=== DATA SUPPLIED ===

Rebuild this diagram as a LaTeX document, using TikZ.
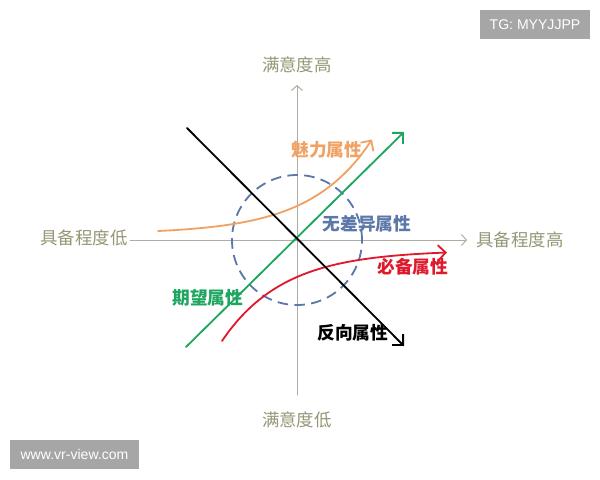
\documentclass[tikz,border=0pt]{standalone}
\usepackage{fontspec}
\setmainfont{Noto Sans CJK SC}
\newfontfamily\wmfont{Liberation Sans}
\usetikzlibrary{arrows.meta}
\definecolor{axisgray}{RGB}{172,172,160}
\definecolor{labelolive}{RGB}{150,150,118}
\definecolor{charmorange}{RGB}{240,162,100}
\definecolor{expgreen}{RGB}{30,166,96}
\definecolor{mustred}{RGB}{222,26,44}
\definecolor{indblue}{RGB}{92,120,168}
\definecolor{wmgray}{RGB}{166,166,166}
\newcommand{\attr}[4]{
	\node[font=\bfseries\fontsize{12.6}{14}\selectfont, text=#1] (#2) at (#3) {#4}
}

\begin{document}
\begin{tikzpicture}[line cap=round,
		tip/.style={-{Straight Barb[length=5.5pt,width=11pt]}},
		lbl/.style={font=\fontsize{12.4}{14}\selectfont, text=labelolive},
		wm/.style={fill=wmgray, text=white, font=\wmfont\fontsize{10}{12}\selectfont, minimum height=.725cm, inner sep=0pt}]
		\useasboundingbox (-7.425,-6) rectangle (7.575,6);
		% axes
		\coordinate (xl) at (-4.175,0); \coordinate (xr) at (4.25,0);
		\coordinate (yb) at (0,-3.875); \coordinate (yt) at (0,3.875);
		\draw[axisgray, line width=.7pt, -{Straight Barb[length=3.5pt,width=8pt]}] (xl)--(xr);
		\draw[axisgray, line width=.7pt, -{Straight Barb[length=3.5pt,width=8pt]}] (yb)--(yt);
		\node[lbl] (shigh) at (0,4.375) {满意度高};
		\node[lbl] (slow) at (0,-4.5) {满意度低};
		\node[lbl] (dlow) at (-5.325,.05) {具备程度低};
		\node[lbl] (dhigh) at (5.575,0) {具备程度高};
		\draw[indblue, line width=1.3pt, line cap=butt, dash pattern=on 7.5pt off 4.5pt] (0,0) circle (1.625);
		% attribute lines
		\coordinate (ks) at (-2.75,2.8); \coordinate (ke) at (2.675,-2.65);
		\coordinate (gs) at (-2.775,-2.675); \coordinate (ge) at (2.675,2.7);
		\draw[expgreen, line width=1.3pt, tip] (gs)--(ge);
		\draw[charmorange, line width=1.3pt, tip, domain=-3.475:1.875, smooth, samples=40]plot(\x, {.152+.698*exp(.65*\x)});
		\draw[mustred, line width=1.3pt, tip, domain=-1.875:3.75, smooth, samples=40]plot(\x, {-.254-.671*exp(-.65*\x)});
		\draw[black, line width=1.3pt, tip] (ks)--(ke);
		\attr{charmorange}{charm}{.75,2.25}{魅力属性};
		\attr{indblue}{indiff}{1.75,.4}{无差异属性};
		\attr{mustred}{must}{2.9,-.675}{必备属性};
		\attr{expgreen}{expect}{-2.225,-1.45}{期望属性};
		\attr{black}{rev}{1.4,-2.325}{反向属性};
		% marks
		\node[wm, minimum width=2.75cm] (tg) at (5.95,5.3875) {TG: MYYJJPP};
		\node[wm, minimum width=3.225cm] (site) at (-5.5625,-5.3625) {www.vr-view.com};
	\end{tikzpicture}
\end{document}
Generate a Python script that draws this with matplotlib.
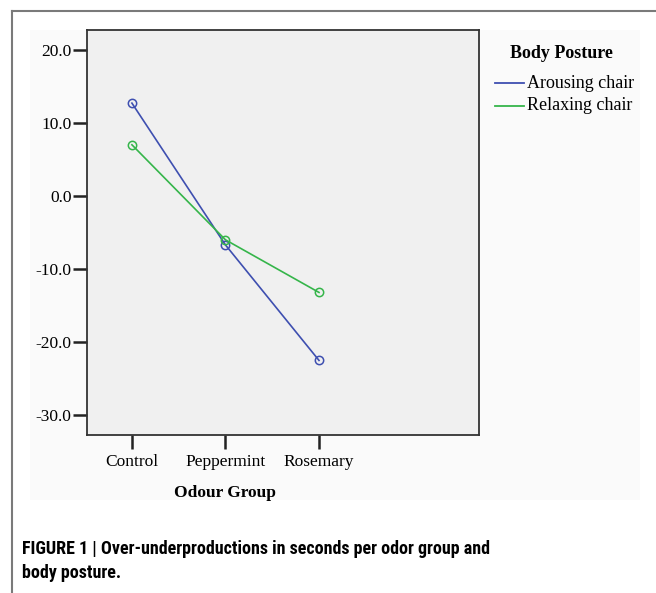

===

**CHALLENGE**
Go through the material above and print all of it exactly, except the pictures.

**EXERCISE OUTPUT**
Rebuild this diagram as a LaTeX document, using TikZ.
\documentclass[tikz,border=0pt]{standalone}
\usepackage{fontspec}
\setmainfont{Noto Sans CJK SC}
\newfontfamily\wmfont{Liberation Sans}
\usetikzlibrary{arrows.meta}
\definecolor{axisgray}{RGB}{172,172,160}
\definecolor{labelolive}{RGB}{150,150,118}
\definecolor{charmorange}{RGB}{240,162,100}
\definecolor{expgreen}{RGB}{30,166,96}
\definecolor{mustred}{RGB}{222,26,44}
\definecolor{indblue}{RGB}{92,120,168}
\definecolor{wmgray}{RGB}{166,166,166}
\newcommand{\attr}[4]{
	\node[font=\bfseries\fontsize{12.6}{14}\selectfont, text=#1] (#2) at (#3) {#4}
}

\begin{document}
\begin{tikzpicture}[line cap=round,
		tip/.style={-{Straight Barb[length=5.5pt,width=11pt]}},
		lbl/.style={font=\fontsize{12.4}{14}\selectfont, text=labelolive},
		wm/.style={fill=wmgray, text=white, font=\wmfont\fontsize{10}{12}\selectfont, minimum height=.725cm, inner sep=0pt}]
		\useasboundingbox (-7.425,-6) rectangle (7.575,6);
		% axes
		\coordinate (xl) at (-4.175,0); \coordinate (xr) at (4.25,0);
		\coordinate (yb) at (0,-3.875); \coordinate (yt) at (0,3.875);
		\draw[axisgray, line width=.7pt, -{Straight Barb[length=3.5pt,width=8pt]}] (xl)--(xr);
		\draw[axisgray, line width=.7pt, -{Straight Barb[length=3.5pt,width=8pt]}] (yb)--(yt);
		\node[lbl] (shigh) at (0,4.375) {满意度高};
		\node[lbl] (slow) at (0,-4.5) {满意度低};
		\node[lbl] (dlow) at (-5.325,.05) {具备程度低};
		\node[lbl] (dhigh) at (5.575,0) {具备程度高};
		\draw[indblue, line width=1.3pt, line cap=butt, dash pattern=on 7.5pt off 4.5pt] (0,0) circle (1.625);
		% attribute lines
		\coordinate (ks) at (-2.75,2.8); \coordinate (ke) at (2.675,-2.65);
		\coordinate (gs) at (-2.775,-2.675); \coordinate (ge) at (2.675,2.7);
		\draw[expgreen, line width=1.3pt, tip] (gs)--(ge);
		\draw[charmorange, line width=1.3pt, tip, domain=-3.475:1.875, smooth, samples=40]plot(\x, {.152+.698*exp(.65*\x)});
		\draw[mustred, line width=1.3pt, tip, domain=-1.875:3.75, smooth, samples=40]plot(\x, {-.254-.671*exp(-.65*\x)});
		\draw[black, line width=1.3pt, tip] (ks)--(ke);
		\attr{charmorange}{charm}{.75,2.25}{魅力属性};
		\attr{indblue}{indiff}{1.75,.4}{无差异属性};
		\attr{mustred}{must}{2.9,-.675}{必备属性};
		\attr{expgreen}{expect}{-2.225,-1.45}{期望属性};
		\attr{black}{rev}{1.4,-2.325}{反向属性};
		% marks
		\node[wm, minimum width=2.75cm] (tg) at (5.95,5.3875) {TG: MYYJJPP};
		\node[wm, minimum width=3.225cm] (site) at (-5.5625,-5.3625) {www.vr-view.com};
	\end{tikzpicture}
\end{document}
Generate a Python script that draws this with matplotlib.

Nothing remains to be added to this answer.